## YOUR OBJECTIVE
Reproduce exactly, with no pictures, each line from the opening of the material down through the line containing "1.50, 1.94, 2.67]".

════════════════

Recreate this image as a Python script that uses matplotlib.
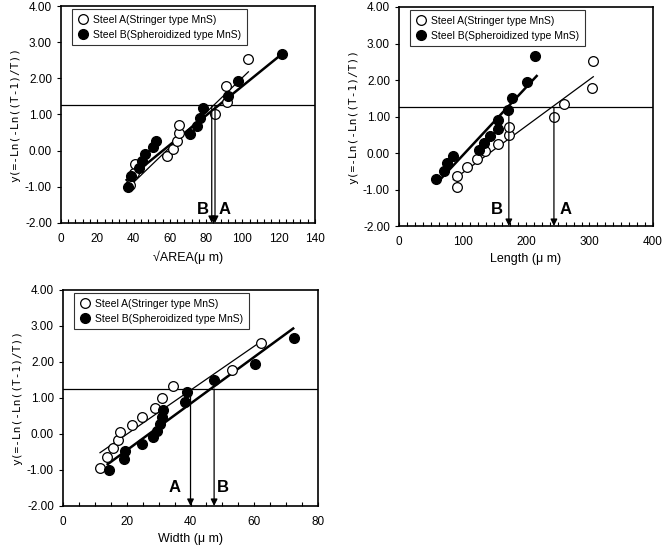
import numpy as np
import matplotlib
matplotlib.use("Agg")
import matplotlib.pyplot as plt
from matplotlib.ticker import MultipleLocator, FormatStrFormatter

plt.rcParams['font.family'] = ['Liberation Sans', 'DejaVu Sans']

# y values (Weibull plot) shared by ranks
yA = [-0.94, -0.63, -0.38, -0.16, 0.05, 0.26, 0.48, 0.72, 1.00, 1.34, 1.79, 2.53]
yB = [-1.00, -0.70, -0.48, -0.28, -0.09, 0.09, 0.27, 0.46, 0.67, 0.90, 1.17, 1.50, 1.94, 2.67]

# sqrt(AREA)
areaA = [38.0, 40.2, 40.8, 58.3, 61.6, 64.1, 65.2, 65.2, 84.9, 91.3, 91.0, 103.3]
areaB = [37.1, 38.4, 43.2, 44.8, 46.3, 50.9, 52.2, 71.1, 74.8, 76.6, 78.5, 92.2, 97.8, 121.7]
# Length (lowest B point not shown in this panel)
lenA = [91.8, 91.8, 106.6, 122.3, 135.4, 156.4, 173.2, 173.2, 244.1, 259.8, 304.4, 306.0]
lenB = [58.3, 70.9, 76.1, 85.6, 126.5, 133.9, 143.3, 156.4, 156.4, 172.2, 177.4, 201.1, 214.2]
lenB_y = yB[1:]
# Width
widA = [11.6, 13.7, 15.8, 17.3, 17.9, 21.5, 24.7, 28.8, 31.2, 34.6, 52.9, 62.1]
widB = [14.4, 19.2, 19.6, 24.7, 28.3, 29.6, 30.4, 31.0, 31.4, 38.2, 39.0, 47.4, 60.2, 72.5]

# fitted lines, endpoints
lineA_area = [(38.5, -0.95), (103.3, 2.18)]
lineB_area = [(36.2, -0.81), (121.7, 2.67)]
lineA_len = [(85.5, -0.73), (306.0, 2.09)]
lineB_len = [(59.3, -0.83), (216.8, 2.11)]
lineA_wid = [(11.6, -0.52), (62.3, 2.58)]
lineB_wid = [(14.0, -0.84), (72.2, 2.93)]

# critical values (arrows) and threshold
y_crit = 1.25
arrows_area = {'B': 83.1, 'A': 84.9}
arrows_len = {'B': 173.0, 'A': 244.0}
arrows_wid = {'A': 40.0, 'B': 47.4}
labels_area = {'B': (78, -1.62), 'A': (90, -1.62)}
labels_len = {'B': (154, -1.55), 'A': (262, -1.55)}
labels_wid = {'A': (35, -1.5), 'B': (50, -1.5)}

ylab = 'y(=-Ln(-Ln((T-1)/T))'

fig = plt.figure(figsize=(6.62, 5.51), dpi=100)


def panel(rect, xA, yA_, xB, yB_, lA, lB, arr, labs, xmax, xmaj, xmin_step, xlabel):
    ax = fig.add_axes(rect)
    ax.plot(*zip(*lA), color='black', lw=0.9, zorder=2)
    ax.plot(*zip(*lB), color='black', lw=1.8, zorder=2)
    ax.plot(xA, yA_, 'o', ms=7, mfc='white', mec='black', mew=0.9, zorder=3,
            label='Steel A(Stringer type MnS)')
    ax.plot(xB, yB_, 'o', ms=7, mfc='black', mec='black', zorder=3,
            label='Steel B(Spheroidized type MnS)')
    ax.axhline(y_crit, color='black', lw=0.9, zorder=1)
    for k, xv in arr.items():
        ax.annotate('', xy=(xv, -2.0), xytext=(xv, y_crit),
                    arrowprops=dict(arrowstyle='-|>', color='black', lw=0.9,
                                    mutation_scale=10, shrinkA=0, shrinkB=0), zorder=4)
    for k, (tx, ty) in labs.items():
        ax.text(tx, ty, k, fontsize=12, fontweight='bold', ha='center', va='center')
    ax.set_xlim(0, xmax)
    ax.set_ylim(-2, 4)
    ax.xaxis.set_major_locator(MultipleLocator(xmaj))
    ax.xaxis.set_minor_locator(MultipleLocator(xmin_step))
    ax.yaxis.set_major_locator(MultipleLocator(1))
    ax.yaxis.set_major_formatter(FormatStrFormatter('%.2f'))
    ax.tick_params(axis='x', which='both', direction='in', length=3, width=0.8,
                   labelsize=8.5, pad=7)
    ax.tick_params(axis='y', direction='out', length=3, width=0.8, labelsize=8.5)
    for s in ax.spines.values():
        s.set_linewidth(1.2)
    ax.set_xlabel(xlabel, fontsize=9, labelpad=4)
    ax.set_ylabel(ylab, fontsize=8, labelpad=3, family='DejaVu Sans Mono')
    leg = ax.legend(loc='upper left', bbox_to_anchor=(0.045, 0.985), borderaxespad=0,
                    fontsize=7.5, frameon=True, fancybox=False, handletextpad=0.4,
                    borderpad=0.55, labelspacing=0.45, handlelength=1.0)
    leg.get_frame().set_edgecolor('black')
    leg.get_frame().set_linewidth(0.8)
    return ax


panel([0.0921, 0.5953, 0.3837, 0.3938], areaA, yA, areaB, yB, lineA_area, lineB_area,
      arrows_area, labels_area, 140, 20, 4, '√AREA(μ m)')
panel([0.6027, 0.5898, 0.3837, 0.3975], lenA, yA, lenB, lenB_y, lineA_len, lineB_len,
      arrows_len, labels_len, 400, 100, 12.5, 'Length (μ m)')
panel([0.0952, 0.0817, 0.3852, 0.3920], widA, yA, widB, yB, lineA_wid, lineB_wid,
      arrows_wid, labels_wid, 80, 20, 5, 'Width (μ m)')

fig.savefig('out.png', dpi=100)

════════════════

## TASK ANSWER
Recreate this image as a Python script that uses matplotlib.
import numpy as np
import matplotlib
matplotlib.use("Agg")
import matplotlib.pyplot as plt
from matplotlib.ticker import MultipleLocator, FormatStrFormatter

plt.rcParams['font.family'] = ['Liberation Sans', 'DejaVu Sans']

# y values (Weibull plot) shared by ranks
yA = [-0.94, -0.63, -0.38, -0.16, 0.05, 0.26, 0.48, 0.72, 1.00, 1.34, 1.79, 2.53]
yB = [-1.00, -0.70, -0.48, -0.28, -0.09, 0.09, 0.27, 0.46, 0.67, 0.90, 1.17, 1.50, 1.94, 2.67]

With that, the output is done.